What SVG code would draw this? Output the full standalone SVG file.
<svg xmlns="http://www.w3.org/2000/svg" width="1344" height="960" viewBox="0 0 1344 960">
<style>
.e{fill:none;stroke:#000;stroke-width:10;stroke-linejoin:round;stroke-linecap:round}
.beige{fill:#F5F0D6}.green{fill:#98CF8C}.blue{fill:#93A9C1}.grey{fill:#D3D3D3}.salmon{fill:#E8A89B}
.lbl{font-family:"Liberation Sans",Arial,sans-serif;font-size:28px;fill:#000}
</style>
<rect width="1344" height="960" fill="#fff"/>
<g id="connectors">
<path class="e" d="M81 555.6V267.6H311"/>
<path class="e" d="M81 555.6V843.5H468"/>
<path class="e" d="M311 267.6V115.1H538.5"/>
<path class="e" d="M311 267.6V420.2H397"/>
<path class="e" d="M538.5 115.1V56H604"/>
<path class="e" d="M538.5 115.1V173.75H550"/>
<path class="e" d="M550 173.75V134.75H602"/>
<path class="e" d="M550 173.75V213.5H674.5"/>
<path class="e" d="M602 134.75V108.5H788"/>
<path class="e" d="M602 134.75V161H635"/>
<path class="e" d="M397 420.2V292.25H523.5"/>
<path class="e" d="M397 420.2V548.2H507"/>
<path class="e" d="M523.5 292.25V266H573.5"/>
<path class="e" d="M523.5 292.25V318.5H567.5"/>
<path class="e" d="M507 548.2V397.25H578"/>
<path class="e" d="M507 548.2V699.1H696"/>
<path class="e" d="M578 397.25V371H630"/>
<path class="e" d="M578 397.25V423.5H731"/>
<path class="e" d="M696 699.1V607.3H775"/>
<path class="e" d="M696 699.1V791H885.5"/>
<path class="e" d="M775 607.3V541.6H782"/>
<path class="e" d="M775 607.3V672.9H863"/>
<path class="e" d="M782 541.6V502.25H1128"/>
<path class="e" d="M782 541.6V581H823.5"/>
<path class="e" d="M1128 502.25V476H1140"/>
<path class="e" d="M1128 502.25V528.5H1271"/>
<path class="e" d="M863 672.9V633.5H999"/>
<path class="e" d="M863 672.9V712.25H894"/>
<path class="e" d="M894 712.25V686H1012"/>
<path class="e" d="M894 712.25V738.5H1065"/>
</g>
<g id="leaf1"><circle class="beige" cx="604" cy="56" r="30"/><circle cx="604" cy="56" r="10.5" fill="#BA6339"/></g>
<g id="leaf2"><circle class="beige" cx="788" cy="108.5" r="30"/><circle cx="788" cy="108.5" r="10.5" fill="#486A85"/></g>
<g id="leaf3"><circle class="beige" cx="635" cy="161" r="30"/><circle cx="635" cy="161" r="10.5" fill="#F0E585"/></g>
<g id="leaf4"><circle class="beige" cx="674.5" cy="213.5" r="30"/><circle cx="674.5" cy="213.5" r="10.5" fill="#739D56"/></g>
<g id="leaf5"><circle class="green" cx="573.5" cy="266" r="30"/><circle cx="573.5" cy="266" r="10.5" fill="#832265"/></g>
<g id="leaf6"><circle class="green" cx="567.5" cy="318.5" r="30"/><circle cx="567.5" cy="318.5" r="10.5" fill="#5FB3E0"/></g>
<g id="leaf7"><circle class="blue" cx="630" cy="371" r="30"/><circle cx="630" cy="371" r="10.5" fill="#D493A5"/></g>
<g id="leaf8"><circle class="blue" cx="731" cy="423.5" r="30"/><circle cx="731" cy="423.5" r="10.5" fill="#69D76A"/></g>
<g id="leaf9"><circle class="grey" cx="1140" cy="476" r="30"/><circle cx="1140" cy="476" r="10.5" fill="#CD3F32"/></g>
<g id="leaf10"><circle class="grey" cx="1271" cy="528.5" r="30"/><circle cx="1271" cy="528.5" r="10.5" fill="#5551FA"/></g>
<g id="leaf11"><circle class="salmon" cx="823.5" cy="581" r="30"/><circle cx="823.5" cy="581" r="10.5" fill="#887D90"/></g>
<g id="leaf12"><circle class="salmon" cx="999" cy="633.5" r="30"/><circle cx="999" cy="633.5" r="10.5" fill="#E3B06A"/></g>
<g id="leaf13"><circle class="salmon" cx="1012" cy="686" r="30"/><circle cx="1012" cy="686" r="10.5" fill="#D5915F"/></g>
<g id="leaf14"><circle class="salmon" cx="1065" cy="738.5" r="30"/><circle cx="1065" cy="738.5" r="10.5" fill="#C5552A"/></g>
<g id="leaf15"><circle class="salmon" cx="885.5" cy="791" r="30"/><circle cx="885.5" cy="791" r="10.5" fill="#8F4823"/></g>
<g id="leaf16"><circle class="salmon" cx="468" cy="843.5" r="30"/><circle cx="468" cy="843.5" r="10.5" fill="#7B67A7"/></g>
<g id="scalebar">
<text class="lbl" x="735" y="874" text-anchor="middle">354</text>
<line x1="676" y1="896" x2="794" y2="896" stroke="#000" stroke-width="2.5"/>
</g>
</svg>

DIRECTIVE:
Reproduce the material verbatim, line by line.

WRITTEN RESPONSE:
What SVG code would draw this? Output the full standalone SVG file.
<svg xmlns="http://www.w3.org/2000/svg" width="1344" height="960" viewBox="0 0 1344 960">
<style>
.e{fill:none;stroke:#000;stroke-width:10;stroke-linejoin:round;stroke-linecap:round}
.beige{fill:#F5F0D6}.green{fill:#98CF8C}.blue{fill:#93A9C1}.grey{fill:#D3D3D3}.salmon{fill:#E8A89B}
.lbl{font-family:"Liberation Sans",Arial,sans-serif;font-size:28px;fill:#000}
</style>
<rect width="1344" height="960" fill="#fff"/>
<g id="connectors">
<path class="e" d="M81 555.6V267.6H311"/>
<path class="e" d="M81 555.6V843.5H468"/>
<path class="e" d="M311 267.6V115.1H538.5"/>
<path class="e" d="M311 267.6V420.2H397"/>
<path class="e" d="M538.5 115.1V56H604"/>
<path class="e" d="M538.5 115.1V173.75H550"/>
<path class="e" d="M550 173.75V134.75H602"/>
<path class="e" d="M550 173.75V213.5H674.5"/>
<path class="e" d="M602 134.75V108.5H788"/>
<path class="e" d="M602 134.75V161H635"/>
<path class="e" d="M397 420.2V292.25H523.5"/>
<path class="e" d="M397 420.2V548.2H507"/>
<path class="e" d="M523.5 292.25V266H573.5"/>
<path class="e" d="M523.5 292.25V318.5H567.5"/>
<path class="e" d="M507 548.2V397.25H578"/>
<path class="e" d="M507 548.2V699.1H696"/>
<path class="e" d="M578 397.25V371H630"/>
<path class="e" d="M578 397.25V423.5H731"/>
<path class="e" d="M696 699.1V607.3H775"/>
<path class="e" d="M696 699.1V791H885.5"/>
<path class="e" d="M775 607.3V541.6H782"/>
<path class="e" d="M775 607.3V672.9H863"/>
<path class="e" d="M782 541.6V502.25H1128"/>
<path class="e" d="M782 541.6V581H823.5"/>
<path class="e" d="M1128 502.25V476H1140"/>
<path class="e" d="M1128 502.25V528.5H1271"/>
<path class="e" d="M863 672.9V633.5H999"/>
<path class="e" d="M863 672.9V712.25H894"/>
<path class="e" d="M894 712.25V686H1012"/>
<path class="e" d="M894 712.25V738.5H1065"/>
</g>
<g id="leaf1"><circle class="beige" cx="604" cy="56" r="30"/><circle cx="604" cy="56" r="10.5" fill="#BA6339"/></g>
<g id="leaf2"><circle class="beige" cx="788" cy="108.5" r="30"/><circle cx="788" cy="108.5" r="10.5" fill="#486A85"/></g>
<g id="leaf3"><circle class="beige" cx="635" cy="161" r="30"/><circle cx="635" cy="161" r="10.5" fill="#F0E585"/></g>
<g id="leaf4"><circle class="beige" cx="674.5" cy="213.5" r="30"/><circle cx="674.5" cy="213.5" r="10.5" fill="#739D56"/></g>
<g id="leaf5"><circle class="green" cx="573.5" cy="266" r="30"/><circle cx="573.5" cy="266" r="10.5" fill="#832265"/></g>
<g id="leaf6"><circle class="green" cx="567.5" cy="318.5" r="30"/><circle cx="567.5" cy="318.5" r="10.5" fill="#5FB3E0"/></g>
<g id="leaf7"><circle class="blue" cx="630" cy="371" r="30"/><circle cx="630" cy="371" r="10.5" fill="#D493A5"/></g>
<g id="leaf8"><circle class="blue" cx="731" cy="423.5" r="30"/><circle cx="731" cy="423.5" r="10.5" fill="#69D76A"/></g>
<g id="leaf9"><circle class="grey" cx="1140" cy="476" r="30"/><circle cx="1140" cy="476" r="10.5" fill="#CD3F32"/></g>
<g id="leaf10"><circle class="grey" cx="1271" cy="528.5" r="30"/><circle cx="1271" cy="528.5" r="10.5" fill="#5551FA"/></g>
<g id="leaf11"><circle class="salmon" cx="823.5" cy="581" r="30"/><circle cx="823.5" cy="581" r="10.5" fill="#887D90"/></g>
<g id="leaf12"><circle class="salmon" cx="999" cy="633.5" r="30"/><circle cx="999" cy="633.5" r="10.5" fill="#E3B06A"/></g>
<g id="leaf13"><circle class="salmon" cx="1012" cy="686" r="30"/><circle cx="1012" cy="686" r="10.5" fill="#D5915F"/></g>
<g id="leaf14"><circle class="salmon" cx="1065" cy="738.5" r="30"/><circle cx="1065" cy="738.5" r="10.5" fill="#C5552A"/></g>
<g id="leaf15"><circle class="salmon" cx="885.5" cy="791" r="30"/><circle cx="885.5" cy="791" r="10.5" fill="#8F4823"/></g>
<g id="leaf16"><circle class="salmon" cx="468" cy="843.5" r="30"/><circle cx="468" cy="843.5" r="10.5" fill="#7B67A7"/></g>
<g id="scalebar">
<text class="lbl" x="735" y="874" text-anchor="middle">354</text>
<line x1="676" y1="896" x2="794" y2="896" stroke="#000" stroke-width="2.5"/>
</g>
</svg>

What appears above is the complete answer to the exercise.